# BIOS feature request.



## 65tweet (Oct 4, 2005)

W1zzard, do you think there is any way to ad an in windows VGA bios flash option? If so this would be a great help to those who have had a flash go bad and have a dead card. In my case where I purposely flashed the wrong bios I can no longer use the card and atiflash & flashrom only give me a device not found error message. I tried winflash as well but that didn’t seem to find the card and more than likely will flash and ruin my PCI card instead. Where ATI Tool comes in is using it I can still find the “dead” card and get information about it from the “use device” tab. Given this information you will have no doubt about finding and flashing the right card.
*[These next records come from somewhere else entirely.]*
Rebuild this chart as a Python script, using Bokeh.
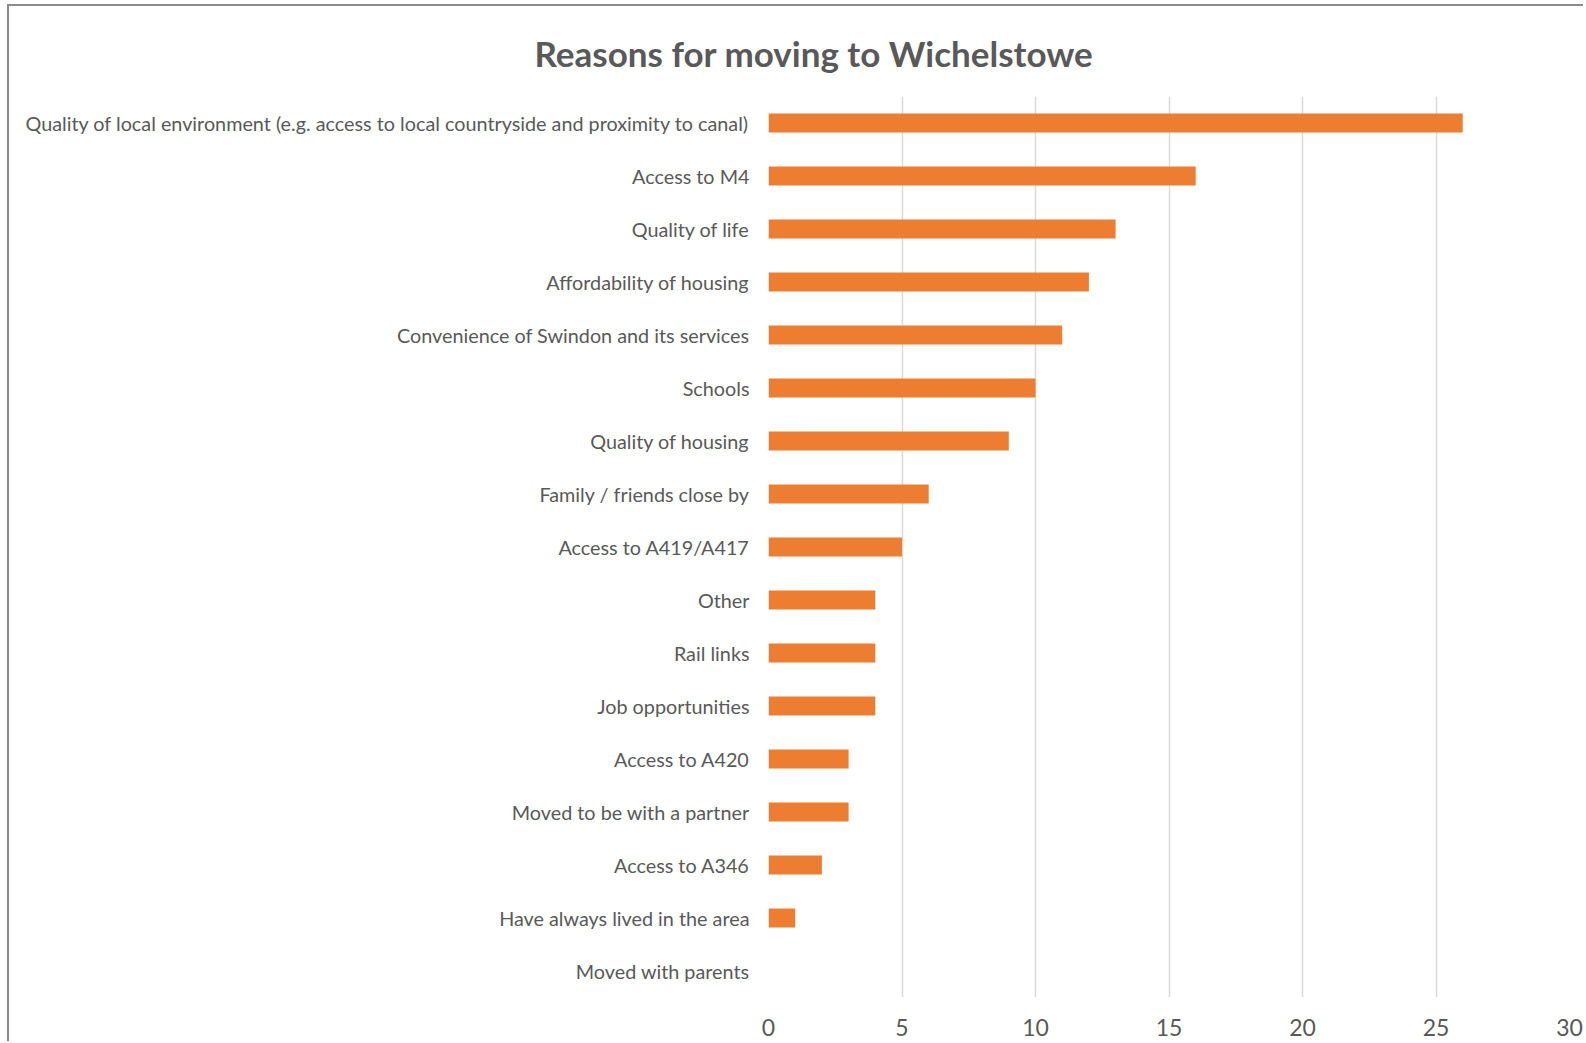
from bokeh.plotting import figure
from bokeh.models import FactorRange, Range1d, FixedTicker, Title
from bokeh.embed import file_html
from bokeh.resources import INLINE

categories = [
    "Quality of local environment (e.g. access to local countryside and proximity to canal)",
    "Access to M4",
    "Quality of life",
    "Affordability of housing",
    "Convenience of Swindon and its services",
    "Schools",
    "Quality of housing",
    "Family / friends close by",
    "Access to A419/A417",
    "Other",
    "Rail links",
    "Job opportunities",
    "Access to A420",
    "Moved to be with a partner",
    "Access to A346",
    "Have always lived in the area",
    "Moved with parents",
]
counts = [26, 16, 13, 12, 11, 10, 9, 6, 5, 4, 4, 4, 3, 3, 2, 1, 0]
x_ticks = [0, 5, 10, 15, 20, 25, 30]
title_text = "Reasons for moving to Wichelstowe"

FONT = "Lato"
TEXT = "#595959"

p = figure(
    width=1576, height=1037,
    y_range=FactorRange(factors=list(reversed(categories))),
    x_range=Range1d(0, 30),
    output_backend="svg", toolbar_location=None,
    min_border_left=759, min_border_right=16,
    min_border_top=90, min_border_bottom=46,
)
p.styles = {"border-top": "2px solid #8c8c8c", "border-left": "2px solid #8c8c8c",
            "margin-top": "4px", "margin-left": "7px"}

p.hbar(y=categories, right=counts, left=0, height=0.36,
       fill_color="#ED7D31", line_color=None)

p.outline_line_color = None
p.ygrid.grid_line_color = None
p.xgrid.grid_line_color = "#d9d9d9"
p.xgrid.grid_line_width = 1.5

p.xaxis.ticker = FixedTicker(ticks=x_ticks)
p.xaxis.axis_line_color = None
p.xaxis.major_tick_line_color = None
p.xaxis.minor_tick_line_color = None
p.xaxis.major_tick_out = 0
p.xaxis.major_label_standoff = 21
p.xaxis.major_label_text_font = FONT
p.xaxis.major_label_text_font_size = "23px"
p.xaxis.major_label_text_color = TEXT

p.yaxis.axis_line_color = None
p.yaxis.major_tick_line_color = None
p.yaxis.major_tick_out = 0
p.yaxis.major_label_standoff = 19
p.yaxis.major_label_text_font = FONT
p.yaxis.major_label_text_font_size = "19.8px"
p.yaxis.major_label_text_color = TEXT

p.title.text = ""
title = Title(text=title_text, align="left", offset=-234, standoff=45,
              text_font=FONT, text_font_size="35px", text_font_style="bold",
              text_color=TEXT)
p.add_layout(title, "above")

p.background_fill_color = "white"
p.border_fill_color = "white"

open("out.html", "w").write(file_html(p, INLINE))
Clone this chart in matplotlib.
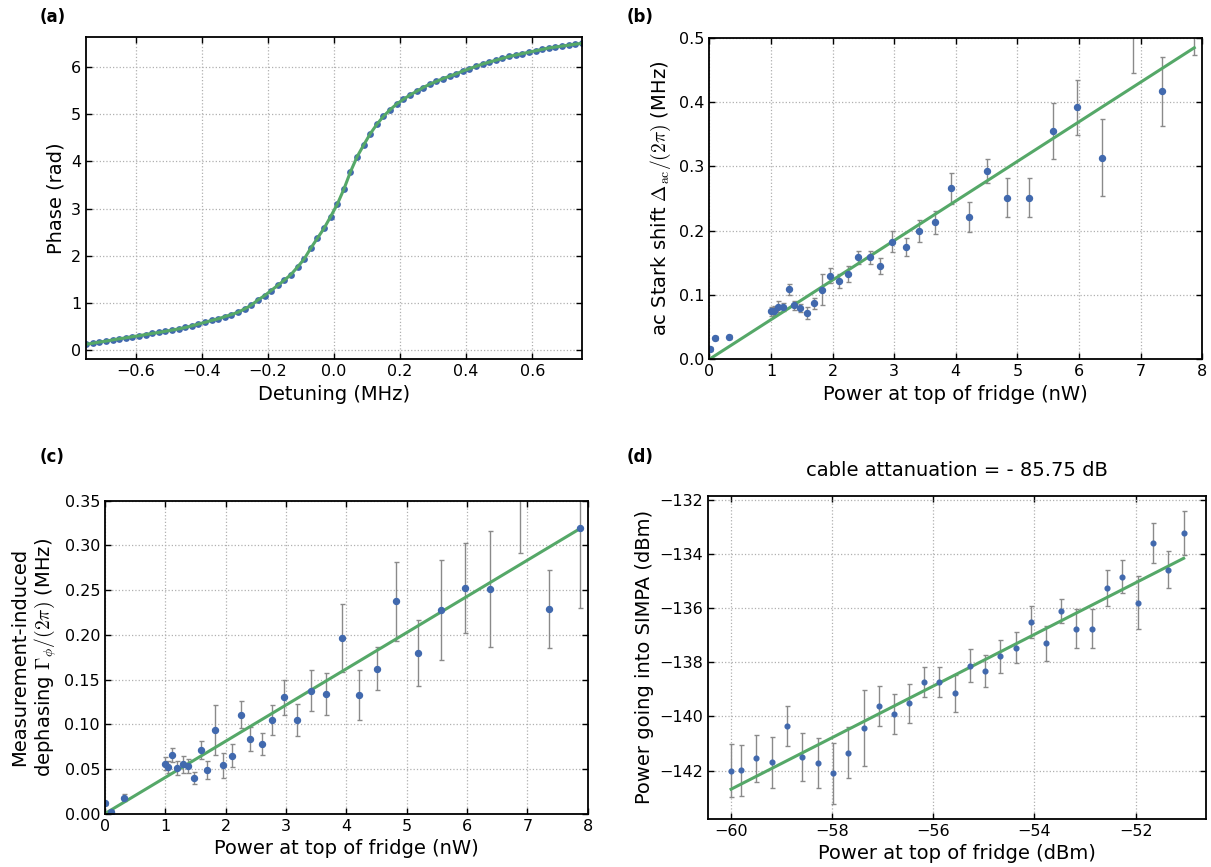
import numpy as np
import matplotlib
matplotlib.use("Agg")
import matplotlib.pyplot as plt

plt.rcParams.update({
    'font.family': 'DejaVu Sans',
    'mathtext.fontset': 'cm',
    'xtick.direction': 'in',
    'ytick.direction': 'in',
    'xtick.top': True,
    'ytick.right': True,
})

BLUE = '#4169AE'
GREEN = '#55A868'

# ---- (a) phase response ----
detuning = [-0.75, -0.73, -0.71, -0.69, -0.67, -0.65, -0.63, -0.61, -0.59, -0.57,
            -0.55, -0.53, -0.51, -0.49, -0.47, -0.45, -0.43, -0.41, -0.39, -0.37,
            -0.35, -0.33, -0.31, -0.29, -0.27, -0.25, -0.23, -0.21, -0.19, -0.17,
            -0.15, -0.13, -0.11, -0.09, -0.07, -0.05, -0.03, -0.01, 0.01, 0.03,
            0.05, 0.07, 0.09, 0.11, 0.13, 0.15, 0.17, 0.19, 0.21, 0.23,
            0.25, 0.27, 0.29, 0.31, 0.33, 0.35, 0.37, 0.39, 0.41, 0.43,
            0.45, 0.47, 0.49, 0.51, 0.53, 0.55, 0.57, 0.59, 0.61, 0.63,
            0.65, 0.67, 0.69, 0.71, 0.73, 0.75]
phase = [0.12, 0.14, 0.165, 0.185, 0.21, 0.235, 0.255, 0.28, 0.30, 0.325,
         0.35, 0.37, 0.395, 0.42, 0.445, 0.475, 0.51, 0.55, 0.585, 0.625,
         0.66, 0.705, 0.75, 0.80, 0.87, 0.95, 1.06, 1.15, 1.26, 1.37,
         1.48, 1.60, 1.76, 1.93, 2.16, 2.37, 2.58, 2.83, 3.09, 3.41,
         3.78, 4.10, 4.35, 4.59, 4.79, 4.96, 5.10, 5.22, 5.32, 5.41,
         5.49, 5.57, 5.64, 5.70, 5.76, 5.81, 5.86, 5.92, 5.97, 6.02,
         6.07, 6.11, 6.15, 6.19, 6.23, 6.26, 6.29, 6.32, 6.35, 6.38,
         6.41, 6.43, 6.45, 6.47, 6.49, 6.51]

# ---- (b), (c) vs power in nW ----
power_nw = [0.01, 0.10, 0.32, 1.00, 1.05, 1.12, 1.20, 1.29, 1.38, 1.48,
            1.59, 1.70, 1.83, 1.96, 2.10, 2.25, 2.41, 2.60, 2.77, 2.97,
            3.19, 3.41, 3.66, 3.93, 4.21, 4.51, 4.83, 5.19, 5.57, 5.96,
            6.38, 6.87, 7.35, 7.87]
stark = [0.0156, 0.033, 0.035, 0.0745, 0.0755, 0.082, 0.081, 0.109, 0.084, 0.080,
         0.072, 0.087, 0.108, 0.130, 0.122, 0.133, 0.159, 0.159, 0.145, 0.183,
         0.175, 0.199, 0.2135, 0.266, 0.221, 0.293, 0.2515, 0.2515, 0.355, 0.392,
         0.314, 0.52, 0.417, 0.53]
stark_err = [0.003, 0.003, 0.003, 0.007, 0.007, 0.008, 0.006, 0.0086, 0.007, 0.006,
             0.009, 0.009, 0.024, 0.012, 0.0105, 0.0125, 0.010, 0.010, 0.013, 0.016,
             0.014, 0.017, 0.018, 0.024, 0.023, 0.019, 0.030, 0.030, 0.044, 0.043,
             0.060, 0.075, 0.054, 0.056]
stark_slope = 0.0616

dephasing = [0.0116, 0.002, 0.018, 0.056, 0.0525, 0.0656, 0.0514, 0.0555, 0.0533, 0.040,
             0.071, 0.049, 0.0935, 0.0544, 0.065, 0.1107, 0.0835, 0.078, 0.105, 0.130,
             0.1047, 0.1375, 0.1338, 0.196, 0.1323, 0.162, 0.2374, 0.1797, 0.2277, 0.252,
             0.2512, 0.37, 0.229, 0.320]
dephasing_err = [0.002, 0.002, 0.004, 0.0075, 0.0067, 0.0075, 0.008, 0.0095, 0.008, 0.007,
                 0.010, 0.010, 0.028, 0.014, 0.013, 0.015, 0.0134, 0.012, 0.0166, 0.020,
                 0.018, 0.023, 0.024, 0.038, 0.028, 0.024, 0.044, 0.037, 0.056, 0.0505,
                 0.0645, 0.079, 0.044, 0.09]
dephasing_slope = 0.0405

# ---- (d) dBm ----
power_dbm = [-60.0, -59.8, -59.5, -59.2, -58.89, -58.59, -58.29, -57.99, -57.69, -57.38,
             -57.08, -56.78, -56.48, -56.18, -55.88, -55.58, -55.27, -54.98, -54.68, -54.37,
             -54.07, -53.77, -53.47, -53.17, -52.86, -52.56, -52.26, -51.96, -51.65, -51.35,
             -51.05]
simpa = [-142.01, -141.99, -141.55, -141.70, -140.36, -141.51, -141.73, -142.11, -141.34, -140.44,
         -139.61, -139.90, -139.52, -138.73, -138.73, -139.15, -138.13, -138.32, -137.78, -137.47,
         -136.51, -137.30, -136.10, -136.76, -136.77, -135.27, -134.84, -135.80, -133.60, -134.58,
         -133.22]
simpa_err = [0.98, 0.95, 0.88, 0.95, 0.74, 0.88, 0.93, 1.13, 0.94, 1.41,
             0.74, 0.74, 0.73, 0.56, 0.54, 0.67, 0.61, 0.60, 0.60, 0.57,
             0.59, 0.65, 0.44, 0.71, 0.72, 0.66, 0.60, 0.99, 0.74, 0.68,
             0.82]
simpa_slope = 0.953
simpa_intercept = -85.51


def style(ax):
    ax.grid(True, linestyle=':', color='#b0b0b0', linewidth=0.9)
    ax.tick_params(labelsize=11.5, length=4.5, width=1)
    for s in ax.spines.values():
        s.set_linewidth(1.3)


def errpoints(ax, x, y, err, ms):
    _, caps, bars = ax.errorbar(x, y, yerr=err, fmt='o', color=BLUE, ms=ms,
                                ecolor='#8a8a8a', elinewidth=1, capsize=1.8, capthick=1)
    for c in caps:
        c.set_color('#333333')


fig = plt.figure(figsize=(12.11, 8.67), dpi=100)
ax_a = fig.add_axes([0.0711, 0.5856, 0.4093, 0.3721])
ax_b = fig.add_axes([0.5857, 0.5856, 0.4071, 0.3706])
ax_c = fig.add_axes([0.0866, 0.0615, 0.3988, 0.3610])
ax_d = fig.add_axes([0.5849, 0.0557, 0.4113, 0.3725])

##### (a) ##########
ax_a.plot(detuning, phase, 'o', color=BLUE, ms=4.9, mew=0)
ax_a.plot(detuning, phase, '-', color=GREEN, lw=2.2)
ax_a.set_xlim(-0.75, 0.75)
ax_a.set_ylim(-0.2, 6.65)
ax_a.set_xticks([-0.6, -0.4, -0.2, 0.0, 0.2, 0.4, 0.6])
ax_a.set_xlabel('Detuning (MHz)', fontsize=14)
ax_a.set_ylabel('Phase (rad)', fontsize=14)
style(ax_a)

##### (b) ##########
errpoints(ax_b, power_nw, stark, stark_err, 4.3)
xfit = np.array([0, max(power_nw)])
ax_b.plot(xfit, stark_slope * xfit, color=GREEN, lw=2.2)
ax_b.set_xlim(0, 8)
ax_b.set_ylim(0, 0.5)
ax_b.set_xlabel('Power at top of fridge (nW)', fontsize=14)
ax_b.set_ylabel(r'ac Stark shift $\Delta_{\rm ac}/(2\pi)$ (MHz)', fontsize=14)
style(ax_b)

##### (c) ##########
errpoints(ax_c, power_nw, dephasing, dephasing_err, 4.3)
ax_c.plot(xfit, dephasing_slope * xfit, color=GREEN, lw=2.2)
ax_c.set_xlim(0, 8)
ax_c.set_ylim(0, 0.35)
ax_c.set_xlabel('Power at top of fridge (nW)', fontsize=14)
ax_c.set_ylabel('Measurement-induced\n' + r'dephasing $\Gamma_\phi/(2\pi)$ (MHz)', fontsize=14)
style(ax_c)

##### (d) ##########
errpoints(ax_d, power_dbm, simpa, simpa_err, 3.4)
xd = np.array([min(power_dbm), max(power_dbm)])
ax_d.plot(xd, simpa_slope * xd + simpa_intercept, color=GREEN, lw=2.2)
ax_d.set_xlim(-60.45, -50.6)
ax_d.set_ylim(-143.78, -131.85)
ax_d.set_xticks([-60, -58, -56, -54, -52])
ax_d.set_yticks([-132, -134, -136, -138, -140, -142])
ax_d.set_xlabel('Power at top of fridge (dBm)', fontsize=14)
ax_d.set_ylabel('Power going into SIMPA (dBm)', fontsize=14)
ax_d.set_title('cable attanuation = - 85.75 dB', fontsize=14, pad=14)
style(ax_d)

##### panel letters ##########
for lbl, (px, py) in zip(['(a)', '(b)', '(c)', '(d)'],
                         [(40, 17), (627, 17), (40, 457), (627, 457)]):
    fig.text(px / 1211, 1 - py / 867, lbl, fontsize=12, fontweight='bold',
             ha='left', va='center')

fig.savefig('out.png', dpi=100)
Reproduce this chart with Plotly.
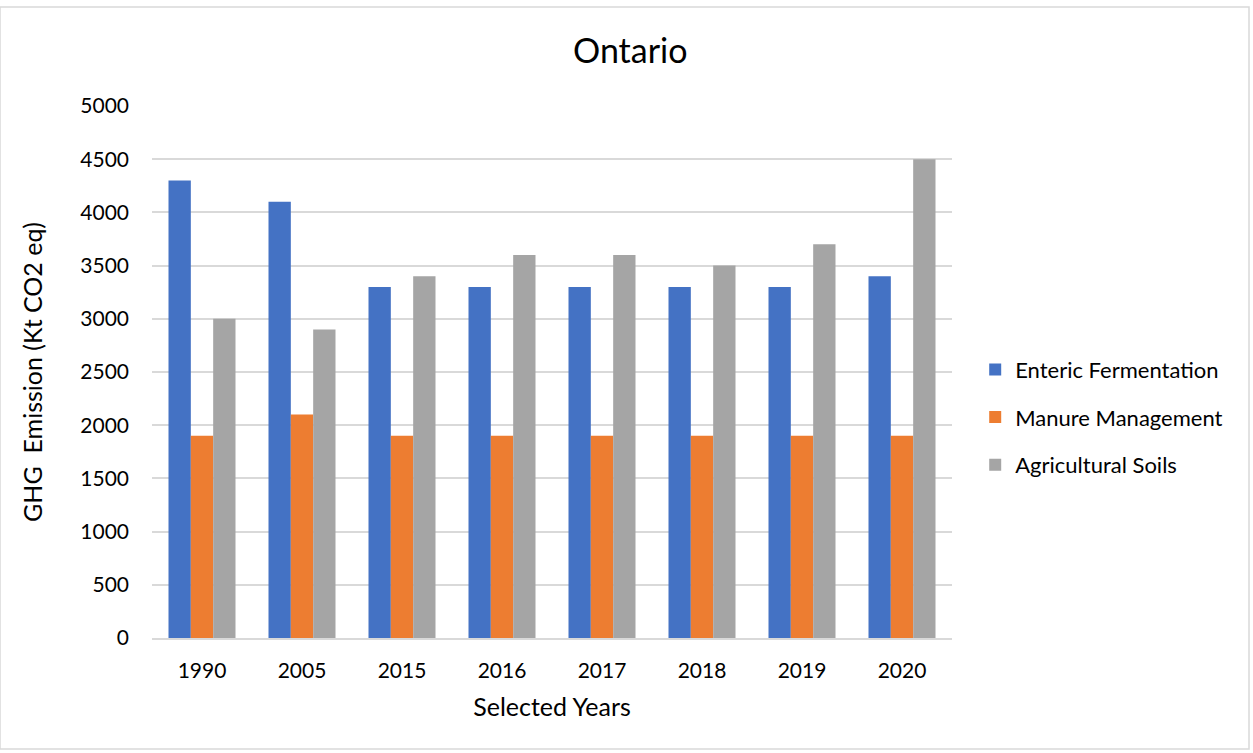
import plotly.graph_objects as go

years = ["1990", "2005", "2015", "2016", "2017", "2018", "2019", "2020"]
enteric = [4300, 4100, 3300, 3300, 3300, 3300, 3300, 3400]
manure = [1900, 2100, 1900, 1900, 1900, 1900, 1900, 1900]
soils = [3000, 2900, 3400, 3600, 3600, 3500, 3700, 4500]

series = [
    ("Enteric Fermentation", enteric, "#4472C4"),
    ("Manure Management", manure, "#ED7D31"),
    ("Agricultural Soils", soils, "#A5A5A5"),
]

FONT = "Lato, Calibri, 'Open Sans', sans-serif"

fig = go.Figure()
for i, (name, vals, col) in enumerate(series):
    fig.add_trace(go.Bar(x=years, y=vals, name=name, marker_color=col,
                         marker_line_width=0, legendgroup=f"g{i}"))

fig.update_layout(
    width=1253, height=753,
    paper_bgcolor="white", plot_bgcolor="white",
    barmode="group", bargap=0.33, bargroupgap=0,
    margin=dict(l=152, r=301, t=106, b=115),
    font=dict(family=FONT, size=21, color="#000000"),
    title=dict(text="Ontario", x=0.503, xref="container", xanchor="center",
               y=0.932, yref="container", yanchor="middle",
               font=dict(size=34, family=FONT, color="#000000")),
    legend=dict(x=1.029, xanchor="left", y=0.415, yanchor="middle",
                font=dict(size=22, family=FONT), tracegroupgap=16,
                itemwidth=30, bgcolor="rgba(0,0,0,0)"),
    shapes=[dict(type="rect", xref="paper", yref="paper",
                 x0=-152/800, x1=(1253-152-4)/800,
                 y0=-(115-4)/532, y1=(106-7)/532 + 1,
                 line=dict(color="#D9D9D9", width=1.5), layer="below")],
)

fig.update_xaxes(
    title=dict(text="Selected Years", font=dict(size=25, family=FONT), standoff=18),
    showgrid=False, showline=True, linecolor="#D9D9D9", linewidth=1.5,
    ticks="", tickfont=dict(size=21, family=FONT), ticklabelstandoff=13,
)
fig.update_yaxes(
    title=dict(text="GHG  Emission (Kt CO2 eq)", font=dict(size=25, family=FONT), standoff=30),
    range=[0, 5000], dtick=500, showgrid=True, gridcolor="#D9D9D9", gridwidth=1.5,
    zeroline=False, showline=False, ticks="", ticklen=0,
    tickfont=dict(size=21, family=FONT), ticklabelstandoff=22,
)

fig.write_html("out.html")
You already have a “dump bios” button so maybe a “flash bios” button will find its way in there too? I know this sounds much easier than it really is but if it’s possible then you will be helping allot of people out there whom have dead cards (tortured or otherwise  ). If needed I have a volunteer card that I can use for testing.


----------



## W1zzard (Oct 4, 2005)

adding bios flashing to atitool is way too complicated and i dont like the idea of ruined cards because of programming errors .. 

i do have a newer version of winflash which works with the x800 series.. i'll post it soon, once i find more time to work on the bios flashing guide article.. if you need it urgently for your own needs, drop me an instant message/email/private message


----------